Publication Date: May 2nd, 2017
It’s the start of Jordan Sun’s junior year at the Kensington-Blaine Boarding School for the Performing Arts. Unfortunately, she’s an Alto 2, which—in the musical theatre world—is sort of like being a vulture in the wild: She has a spot in the ecosystem, but nobody’s falling over themselves to express their appreciation. So it’s no surprise when she gets shut out of the fall musical for the third year straight.
Then the school gets a mass email: A spot has opened up in the Sharpshooters, Kensington’s elite a cappella octet. Worshiped … revered … all male. Desperate to prove herself, Jordan auditions in her most convincing drag, and it turns out that Jordan Sun, Tenor 1, is exactly what the Sharps are looking for.
I was provided an eARC of this book from the publisher via NetGalley. This in no way has affected my review.
I was ecstatic when I got approved for the eARC of this book because I ADORED Riley Redgate’s debut novel Seven Ways We Lie (review here). The debut was hilarious but with poignant moments and each character was so diverse and unique. This book had a similar tone but a very different story line. I absolutely loved it.
A distinctive feature about this book is that it is an Own Voices book about a Chinese girl, written by a Chinese author but apart from that, there are several other non-white characters. The protagonist is bisexual and there are characters who are gay. One of the characters, Nihal, is Indian and an absolute sweetheart. I’m mentioning him separately because I felt that the author’s portrayal of him was not ignorant or cliche, like most Indian characters in books usually are. Jordan’s bisexuality is not a major part of the story so if you were going to read this specifically for that reason, you may be a bit disappointed however, there are many other diverse elements to the story. If you’re looking to read a book with diverse characters, this is the one to go for!
All of the characters in this book are so complex and Riley Redgate has fleshed them out with such care. Each of them have their own distinct backstory and are all interconnected seamlessly. The Sharps have such a great relationship with each other and Jordan which was so much fun to read about! A small part of the book is told in their group chat thread which is hilarious. Their interactions were fun at the right times and poignant when the moment called for it. I love how their friendship is so deep and meaningful. They all genuinely care about each other, not just their a cappella group.
Cross dressing is a big part of the story but this isn’t a book about a trans character. It’s a tricky subject to write about but Redgate has definitely done it justice and isn’t offensive to any community. I thoroughly enjoyed reading about how Jordan had to change so much of herself in order to fit in with the boys and it was also really interesting to see how she integrated the changes of her hair and her clothing into her daily life that it became like she had a double life of sorts. The author delved into every possible detail about a girl dressing up as a guy and got too real with it while talking about how Jordan handled getting her period while having to prance around for her performance. The struggle is real, guys.
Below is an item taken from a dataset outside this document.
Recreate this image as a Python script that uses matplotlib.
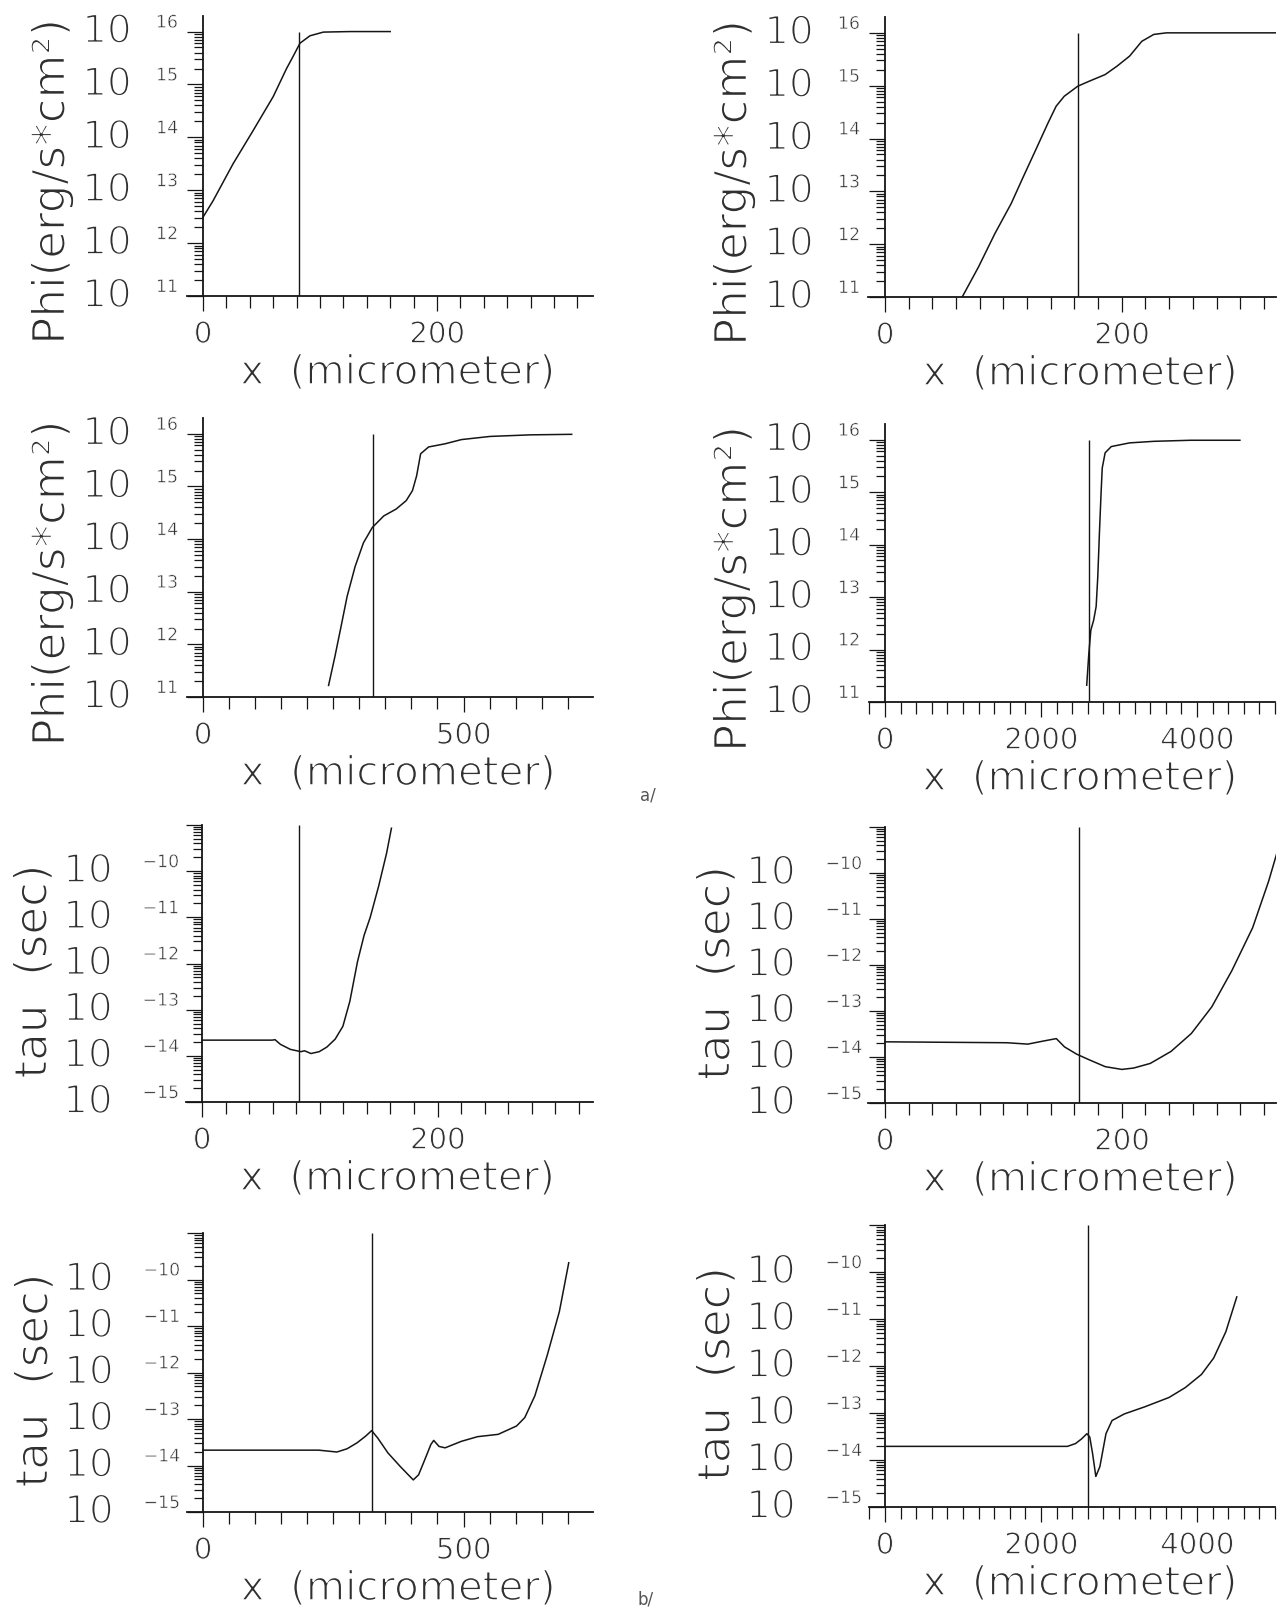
import numpy as np
import matplotlib
matplotlib.use("Agg")
import matplotlib.pyplot as plt
import matplotlib.patheffects as pe
from matplotlib.ticker import LogLocator, MultipleLocator, NullFormatter
from matplotlib.transforms import offset_copy

plt.rcParams['font.family'] = ['DejaVu Sans']

# x in micrometer, curves given as log10 of the value
# a/ : photon flux Phi
phi1_x = [0, 8.6, 25.7, 42.9, 60, 71.4, 77, 82.9, 91.4, 102.9, 125.7, 160]
phi1_log = [12.49, 12.80, 13.50, 14.13, 14.77, 15.30, 15.53, 15.78, 15.92, 15.99, 16.0, 16.0]
phi1_front = 82

phi2_x = [65.2, 79, 92.8, 106.6, 116.9, 127.2, 137.6, 144.5, 151.4, 162.8, 172, 185.9, 196,
          206.6, 216.9, 227, 237.6, 330.7]
phi2_log = [11.0, 11.57, 12.20, 12.77, 13.28, 13.78, 14.29, 14.61, 14.80, 14.99, 15.08, 15.21,
            15.37, 15.56, 15.84, 15.97, 16.0, 16.0]
phi2_front = 163

phi3_x = [241, 253, 265, 276.6, 292, 308, 325, 347, 370.7, 390, 402, 410, 417.7, 433, 464.7,
          496, 551, 629, 707.7]
phi3_log = [11.22, 11.76, 12.34, 12.91, 13.48, 13.93, 14.22, 14.44, 14.57, 14.73, 14.92, 15.20,
            15.62, 15.75, 15.81, 15.89, 15.95, 15.98, 15.99]
phi3_front = 326

phi4_x = [2586, 2613, 2639, 2675, 2707, 2728, 2749, 2770, 2785, 2822, 2901, 3136, 3450, 3921, 4550]
phi4_log = [11.32, 11.92, 12.37, 12.56, 12.82, 13.39, 14.22, 14.98, 15.46, 15.75, 15.87, 15.94,
            15.97, 15.99, 15.99]
phi4_front = 2615

# b/ : lifetime tau
tau1_x = [0, 59.6, 62, 66.5, 75, 84, 87, 92.5, 99.5, 106, 113, 119.6, 125.5, 132, 137.6, 142.8,
          150, 156.7, 160.8]
tau1_log = [-13.66, -13.66, -13.65, -13.75, -13.86, -13.91, -13.89, -13.95, -13.91, -13.81, -13.64,
            -13.36, -12.82, -11.96, -11.39, -11.0, -10.32, -9.61, -9.07]
tau1_front = 82.5

tau2_x = [0, 103, 120.6, 134.4, 144.7, 151.6, 162, 172.4, 186, 200, 210, 224, 241.5, 258.7, 276,
          293, 310.5, 324, 333]
tau2_log = [-13.67, -13.69, -13.72, -13.65, -13.60, -13.78, -13.94, -14.06, -14.21, -14.27, -14.24,
            -14.14, -13.88, -13.49, -12.91, -12.12, -11.19, -10.18, -9.39]
tau2_front = 163.7

tau3_x = [0, 222, 257, 276.6, 296, 312, 323.7, 335.4, 355, 378.5, 394, 403.6, 413.8, 425.5, 437.3,
          442.8, 453, 464.7, 496, 527, 566.6, 601.9, 617.6, 637, 660.7, 684, 702]
tau3_log = [-13.67, -13.67, -13.71, -13.64, -13.51, -13.37, -13.25, -13.41, -13.73, -14.02, -14.20,
            -14.31, -14.20, -13.88, -13.55, -13.46, -13.59, -13.62, -13.48, -13.38, -13.33, -13.15,
            -12.97, -12.50, -11.63, -10.69, -9.64]
tau3_front = 324

tau4_x = [0, 2339, 2443, 2521, 2589, 2625, 2661, 2703, 2755, 2833, 2911, 3068, 3328, 3641, 3849,
          4057, 4214, 4370, 4510]
tau4_log = [-13.71, -13.71, -13.65, -13.55, -13.44, -13.51, -13.86, -14.35, -14.14, -13.44, -13.16,
            -13.02, -12.87, -12.67, -12.46, -12.18, -11.83, -11.27, -10.53]
tau4_front = 2600

phi_decades = [11, 12, 13, 14, 15, 16]
tau_decades = [-15, -14, -13, -12, -11, -10]

W, H = 1280, 1611
fig = plt.figure(figsize=(W / 100, H / 100), dpi=100)
fig.patch.set_facecolor('white')
INK = '#151515'
TXT = '#303030'
# white outline eats into the glyphs -> thin, plotter-like lettering
thin_big = [pe.Stroke(linewidth=1.4, foreground='white')]
thin_lab = [pe.Stroke(linewidth=1.1, foreground='white')]
thin_tick = [pe.Stroke(linewidth=0.7, foreground='white')]
thin_small = [pe.Stroke(linewidth=0.4, foreground='white')]

# layout in pixels: x of data 0, px per micrometer, axes top and bottom
panels = [
    (phi1_x, phi1_log, phi1_front, 'phi', 203, 1.17, (-14, 333), 15.7, 296, 200, 20),
    (phi2_x, phi2_log, phi2_front, 'phi', 885, 1.184, (-14, 330), 17, 297, 200, 20),
    (phi3_x, phi3_log, phi3_front, 'phi', 203, 0.521, (-30, 748), 418, 697, 500, 50),
    (phi4_x, phi4_log, phi4_front, 'phi', 885, 0.078, (-210, 5000), 424, 702, 2000, 200),
    (tau1_x, tau1_log, tau1_front, 'tau', 202, 1.178, (-14, 332), 825, 1102, 200, 20),
    (tau2_x, tau2_log, tau2_front, 'tau', 885, 1.184, (-14, 330), 827, 1103, 200, 20),
    (tau3_x, tau3_log, tau3_front, 'tau', 203, 0.521, (-30, 748), 1233, 1512, 500, 50),
    (tau4_x, tau4_log, tau4_front, 'tau', 885, 0.078, (-210, 5000), 1225, 1507, 2000, 200),
]

for xs, logs, front, kind, x0, scale, xlim, top, bot, major, minor in panels:
    left = x0 + xlim[0] * scale
    right = x0 + xlim[1] * scale
    ax = fig.add_axes([left / W, 1 - bot / H, (right - left) / W, (bot - top) / H])
    ax.set_facecolor('none')
    ax.set_yscale('log')
    ax.set_xlim(*xlim)
    if kind == 'phi':
        decades = phi_decades
        ax.set_ylim(1e11, 10 ** 16.3)
        ylab = 'Phi(erg/s*cm²)'
        big_dx, exp_dx, lab_dx, lab_dy = 96, 25, 151, 26
    else:
        decades = tau_decades
        ax.set_ylim(1e-15, 1e-9)
        ylab = 'tau  (sec)'
        big_dx, exp_dx, lab_dx, lab_dy = 114, 23, 168, 8
    lo, hi = ax.get_ylim()

    ax.plot(xs, 10 ** np.array(logs), color=INK, lw=1.1)
    ax.vlines(front, 10 ** decades[0], 10 ** decades[-1] if kind == 'phi' else hi,
              color=INK, lw=1.0)

    for s in ('top', 'right'):
        ax.spines[s].set_visible(False)
    ax.spines['left'].set_position(('data', 0))
    for s in ('left', 'bottom'):
        ax.spines[s].set_linewidth(1.3)
        ax.spines[s].set_color(INK)

    ax.yaxis.set_major_locator(LogLocator(base=10, numticks=20))
    ax.yaxis.set_minor_locator(LogLocator(base=10, subs=np.arange(2, 10), numticks=20))
    ax.yaxis.set_major_formatter(NullFormatter())
    ax.yaxis.set_minor_formatter(NullFormatter())
    ax.tick_params(axis='y', which='major', direction='out', length=11.5, width=0.9, color=INK)
    ax.tick_params(axis='y', which='minor', direction='out', length=6.5, width=0.9, color=INK)

    ax.xaxis.set_minor_locator(MultipleLocator(minor))
    ax.set_xticks(np.arange(0, xlim[1] + 1, major))
    ax.tick_params(axis='x', which='major', direction='out', length=10.8, width=0.9,
                   color=INK, labelsize=21, labelcolor=TXT, pad=7)
    ax.tick_params(axis='x', which='minor', direction='out', length=8.4, width=0.9, color=INK)
    ax.set_xticklabels([str(int(t)) for t in ax.get_xticks()])
    for lbl in ax.get_xticklabels():
        lbl.set_path_effects(thin_tick)

    # decade labels: big "10" and small exponent near the axis
    big_tr = offset_copy(ax.transData, fig=fig, x=-big_dx, y=0, units='dots')
    exp_tr = offset_copy(ax.transData, fig=fig, x=-exp_dx, y=9, units='dots')
    for d in decades:
        ax.text(0, 10.0 ** d, '10', transform=big_tr, ha='center', va='center',
                fontsize=28, color=TXT, clip_on=False, path_effects=thin_big)
        ax.text(0, 10.0 ** d, str(d).replace('-', '\u2212'), transform=exp_tr, ha='right',
                va='center', fontsize=12.5, color=TXT, clip_on=False, path_effects=thin_small)

    # axis titles
    ymid = (top + bot) / 2 + lab_dy
    fig.text((x0 - lab_dx) / W, 1 - ymid / H, ylab, rotation=90, ha='center', va='center',
             fontsize=32.5, color=TXT, path_effects=thin_lab)
    fig.text(((left + right) / 2 + 8) / W, 1 - (bot + 77) / H, 'x  (micrometer)',
             ha='center', va='center', fontsize=29, color=TXT, path_effects=thin_lab)

fig.text(648 / W, 1 - 795 / H, 'a/', ha='center', va='center', fontsize=12, color='#555555')
fig.text(646 / W, 1 - 1600 / H, 'b/', ha='center', va='center', fontsize=12, color='#555555')

fig.savefig('out.png', dpi=100, facecolor='white')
Riley Redgate’s debut novel was told in seven POVs but this is told in just one. I felt that it got a bit monotonous at times because while I loved Jordan’s life and found it fascinating, I didn’t connect with her as much as I did with the Sharps. Also, I feel like the pacing of the story was compromised because of the detailed descriptions of all the characters and their lives. The story was a bit slow at times. But this story is very character driven so it’s good that we spend so much time learning about the characters to fully understand them and their motives. I didn’t particularly enjoy the romance in this story. It felt a bit…random. It came out of nowhere. This is a book about a cappella and music so the romance felt a bit out of place.
Like I mentioned in the title, this book is literally Pitch Perfect meets She’s The Man.
(But better than the latter) Reading this felt like watching a high school movie. It had all the elements – drama, music, school, romance, drama, villains, drama – everything! (Did I mention, drama?) The story gets resolved in a very cheesy way, thus making it even more of a high school movie. It’s great!
I definitely recommend you read this. It’s a great book and there are times that will leave you laughing like a crazy person. Riley Redgate is a fantastic author and you should surely check out her work!
Have you read this book? Do you like books with themes of music?